> **SOURCE DATA**
++++++++
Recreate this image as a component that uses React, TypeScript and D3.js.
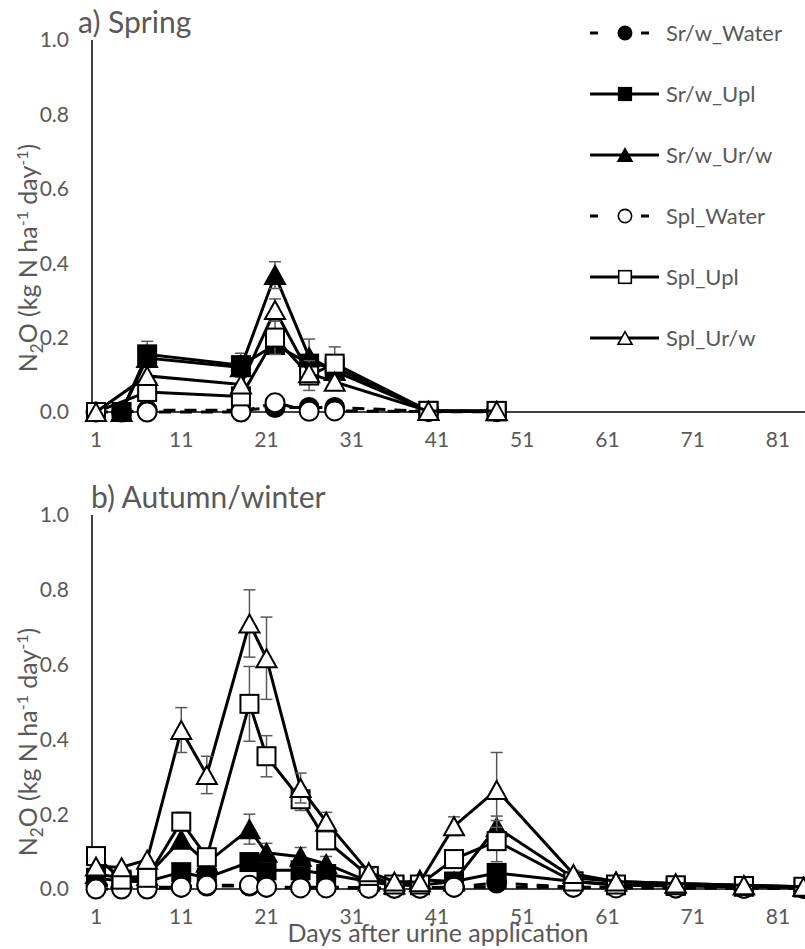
import React from "react";
import * as d3 from "d3";

// ---------- data ----------
const seriesNames = ["Sr/w_Water", "Sr/w_Upl", "Sr/w_Ur/w", "Spl_Water", "Spl_Upl", "Spl_Ur/w"];
const seriesMarkers = ["circle", "square", "triangle", "circle", "square", "triangle"];
const seriesFilled = [true, true, true, false, false, false];
const seriesDashed = [true, false, false, true, false, false];

const xTicks = [1, 11, 21, 31, 41, 51, 61, 71, 81];
const yTicks = [0, 0.2, 0.4, 0.6, 0.8, 1.0];
const xAxisLabel = "Days after urine application";

// a) Spring
const springDaysSrw = [4, 7, 18, 22, 26, 29, 40, 48];
const springDaysSpl = [1, 7, 18, 22, 26, 29, 40, 48];
const springSrwWater = [0.0, 0.005, 0.005, 0.012, 0.012, 0.012, 0.002, 0.002];
const springSrwUpl = [0.0, 0.155, 0.126, 0.18, 0.13, 0.12, 0.003, 0.002];
const springSrwUrw = [0.0, 0.145, 0.12, 0.368, 0.148, 0.11, 0.003, 0.002];
const springSplWater = [0.0, 0.0, 0.0, 0.025, 0.002, 0.003, 0.001, 0.001];
const springSplUpl = [0.0, 0.054, 0.042, 0.2, 0.098, 0.13, 0.003, 0.003];
const springSplUrw = [0.0, 0.097, 0.074, 0.274, 0.104, 0.081, 0.003, 0.003];
const springErrSrwUpl = [0, 0.035, 0.032, 0.02, 0.02, 0, 0, 0];
const springErrSrwUrw = [0, 0, 0, 0.036, 0.048, 0.03, 0, 0];
const springErrSplUpl = [0, 0, 0, 0.045, 0.04, 0.045, 0, 0];
const springErrSplUrw = [0, 0, 0, 0.03, 0, 0, 0, 0];

// b) Autumn/winter
const autumnDays = [1, 4, 7, 11, 14, 19, 21, 25, 28, 33, 36, 39, 43, 48, 57, 62, 69, 77, 84];
const autumnDaysSplWater = [1, 4, 7, 11, 14, 19, 21, 25, 28, 33, 36, 39, 43, 57, 62, 69, 77, 84];
const autumnSrwWater = [0.01, 0.008, 0.005, 0.005, 0.008, 0.008, 0.005, 0.005, 0.005, 0.003, 0.003, 0.003, 0.005, 0.016, 0.005, 0.004, 0.003, 0.002, 0.002];
const autumnSrwUpl = [0.03, 0.02, 0.02, 0.045, 0.03, 0.072, 0.05, 0.05, 0.04, 0.02, 0.01, 0.01, 0.02, 0.043, 0.02, 0.01, 0.008, 0.006, 0.004];
const autumnSrwUrw = [0.04, 0.03, 0.035, 0.132, 0.07, 0.16, 0.097, 0.086, 0.067, 0.02, 0.012, 0.025, 0.02, 0.165, 0.03, 0.02, 0.015, 0.01, 0.006];
const autumnSplWater = [0.0, 0.0, 0.0, 0.005, 0.01, 0.01, 0.005, 0.003, 0.003, 0.002, 0.002, 0.002, 0.005, 0.005, 0.003, 0.003, 0.002, 0.002];
const autumnSplUpl = [0.088, 0.025, 0.03, 0.18, 0.085, 0.495, 0.355, 0.24, 0.13, 0.035, 0.012, 0.012, 0.08, 0.128, 0.02, 0.012, 0.01, 0.008, 0.006];
const autumnSplUrw = [0.06, 0.058, 0.078, 0.425, 0.305, 0.71, 0.617, 0.27, 0.18, 0.045, 0.02, 0.018, 0.168, 0.265, 0.04, 0.02, 0.015, 0.01, 0.006];
const autumnErrSrwUrw = [0, 0, 0, 0, 0, 0.04, 0.025, 0.025, 0.02, 0, 0, 0, 0, 0.03, 0, 0, 0, 0, 0];
const autumnErrSplUpl = [0, 0, 0, 0.025, 0, 0.1, 0.055, 0.03, 0.02, 0, 0, 0, 0, 0.055, 0, 0, 0, 0, 0];
const autumnErrSplUrw = [0, 0, 0, 0.06, 0.05, 0.09, 0.11, 0.04, 0.025, 0.01, 0, 0, 0.025, 0.1, 0.01, 0, 0, 0, 0];

type Series = { days: number[]; values: number[]; errors?: number[] };

const springSeries: Series[] = [
  { days: springDaysSrw, values: springSrwWater },
  { days: springDaysSrw, values: springSrwUpl, errors: springErrSrwUpl },
  { days: springDaysSrw, values: springSrwUrw, errors: springErrSrwUrw },
  { days: springDaysSpl, values: springSplWater },
  { days: springDaysSpl, values: springSplUpl, errors: springErrSplUpl },
  { days: springDaysSpl, values: springSplUrw, errors: springErrSplUrw },
];

const autumnSeries: Series[] = [
  { days: autumnDays, values: autumnSrwWater },
  { days: autumnDays, values: autumnSrwUpl },
  { days: autumnDays, values: autumnSrwUrw, errors: autumnErrSrwUrw },
  { days: autumnDaysSplWater, values: autumnSplWater },
  { days: autumnDays, values: autumnSplUpl, errors: autumnErrSplUpl },
  { days: autumnDays, values: autumnSplUrw, errors: autumnErrSplUrw },
];

// ---------- style ----------
const FONT = "Lato, 'Open Sans', sans-serif";
const TEXT = "#595959";
const W = 805;
const H = 949;

const x = d3.scaleLinear().domain([1, 81]).range([96, 778]);

function Marker({ kind, filled, cx, cy, s = 1 }: { kind: string; filled: boolean; cx: number; cy: number; s?: number }) {
  const fill = filled ? "#000" : "#fff";
  const sw = 2 * (s < 1 ? 0.8 : 1);
  if (kind === "circle") return <circle cx={cx} cy={cy} r={9.5 * s} fill={fill} stroke="#000" strokeWidth={sw} />;
  if (kind === "square") {
    const a = 18 * s;
    return <rect x={cx - a / 2} y={cy - a / 2} width={a} height={a} fill={fill} stroke="#000" strokeWidth={sw} />;
  }
  const w = 20 * s, h = 18 * s;
  const p = `M${cx},${cy - h / 2}L${cx + w / 2},${cy + h / 2}L${cx - w / 2},${cy + h / 2}Z`;
  return <path d={p} fill={fill} stroke="#000" strokeWidth={sw} strokeLinejoin="miter" />;
}

function YTitle({ cx, cy }: { cx: number; cy: number }) {
  return (
    <text transform={`translate(${cx},${cy}) rotate(-90)`} textAnchor="middle" fontFamily={FONT} fontSize={25} fill={TEXT}>
      N<tspan fontSize={17} dy={6}>2</tspan>
      <tspan dy={-6}>O (kg N ha</tspan>
      <tspan fontSize={16} dy={-9}>-1</tspan>
      <tspan dy={9}> day</tspan>
      <tspan fontSize={16} dy={-9}>-1</tspan>
      <tspan dy={9}>)</tspan>
    </text>
  );
}

function Panel({ top, bottom, title, titleX, series, yTitleY }: { top: number; bottom: number; title: string; titleX: number; series: Series[]; yTitleY: number }) {
  const y = d3.scaleLinear().domain([0, 1]).range([bottom, top]);
  const line = d3.line<[number, number]>().x((d) => x(d[0])).y((d) => y(d[1]));
  return (
    <g>
      <text x={titleX} y={top - 7} fontFamily={FONT} fontSize={30} fill={TEXT}>{title}</text>
      {yTicks.map((t) => (
        <text key={t} x={69} y={y(t)} dy="0.35em" textAnchor="end" fontFamily={FONT} fontSize={21} fill={TEXT}>
          {d3.format(".1f")(t)}
        </text>
      ))}
      {xTicks.map((t) => (
        <text key={t} x={x(t)} y={bottom + 35} textAnchor="middle" fontFamily={FONT} fontSize={21} fill={TEXT}>
          {t}
        </text>
      ))}
      <line x1={92} x2={W} y1={bottom} y2={bottom} stroke="#000" strokeWidth={1.5} />
      <line x1={92} x2={92} y1={top} y2={bottom} stroke="#000" strokeWidth={1.5} />
      <YTitle cx={37} cy={yTitleY} />
      {series.map((s, i) => {
        const pts: [number, number][] = s.days.map((d, j) => [d, s.values[j]]);
        return (
          <g key={i}>
            <path d={line(pts) || ""} fill="none" stroke="#000" strokeWidth={3} strokeDasharray={seriesDashed[i] ? "12,9" : undefined} />
            {s.errors &&
              pts.map((p, j) =>
                s.errors![j] > 0 ? (
                  <g key={j} stroke={TEXT} strokeWidth={1.5}>
                    <line x1={x(p[0])} x2={x(p[0])} y1={y(p[1] - s.errors![j])} y2={y(p[1] + s.errors![j])} />
                    <line x1={x(p[0]) - 6} x2={x(p[0]) + 6} y1={y(p[1] + s.errors![j])} y2={y(p[1] + s.errors![j])} />
                    <line x1={x(p[0]) - 6} x2={x(p[0]) + 6} y1={y(p[1] - s.errors![j])} y2={y(p[1] - s.errors![j])} />
                  </g>
                ) : null
              )}
            {pts.map((p, j) => (
              <Marker key={j} kind={seriesMarkers[i]} filled={seriesFilled[i]} cx={x(p[0])} cy={y(p[1])} />
            ))}
          </g>
        );
      })}
    </g>
  );
}

function Legend() {
  const x0 = 590, x1 = 659, mx = 625, tx = 666, y0 = 33, step = 61;
  return (
    <g>
      {seriesNames.map((n, i) => {
        const yy = y0 + i * step;
        return (
          <g key={n}>
            {seriesDashed[i] ? (
              <>
                <line x1={x0} x2={x0 + 8} y1={yy} y2={yy} stroke="#000" strokeWidth={3} />
                <line x1={x1 - 18} x2={x1 - 10} y1={yy} y2={yy} stroke="#000" strokeWidth={3} />
              </>
            ) : (
              <line x1={x0} x2={x1} y1={yy} y2={yy} stroke="#000" strokeWidth={3} />
            )}
            <Marker kind={seriesMarkers[i]} filled={seriesFilled[i]} cx={mx} cy={yy} s={0.7} />
            <text x={tx} y={yy} dy="0.35em" fontFamily={FONT} fontSize={22} fill={TEXT}>{n}</text>
          </g>
        );
      })}
    </g>
  );
}

export default function App() {
  return (
    <svg width={W} height={H} style={{ position: "absolute", left: 0, top: 0, background: "#fff" }}>
      <rect width={W} height={H} fill="#fff" />
      <Panel top={40} bottom={412} title="a) Spring" titleX={78} series={springSeries} yTitleY={258} />
      <Panel top={515} bottom={889} title="b) Autumn/winter" titleX={91} series={autumnSeries} yTitleY={742} />
      <Legend />
      <text x={438} y={942} textAnchor="middle" fontFamily={FONT} fontSize={25} fill={TEXT}>{xAxisLabel}</text>
    </svg>
  );
}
++++++++
> **EXERCISE AIM**
Set down again, exactly, the lines of the material above from its first line to the one with "const seriesDashed = [true, false, false, true, false, false];", inclusive. Leave the pictures out.

> **RESPONSE**
Recreate this image as a component that uses React, TypeScript and D3.js.
import React from "react";
import * as d3 from "d3";

// ---------- data ----------
const seriesNames = ["Sr/w_Water", "Sr/w_Upl", "Sr/w_Ur/w", "Spl_Water", "Spl_Upl", "Spl_Ur/w"];
const seriesMarkers = ["circle", "square", "triangle", "circle", "square", "triangle"];
const seriesFilled = [true, true, true, false, false, false];
const seriesDashed = [true, false, false, true, false, false];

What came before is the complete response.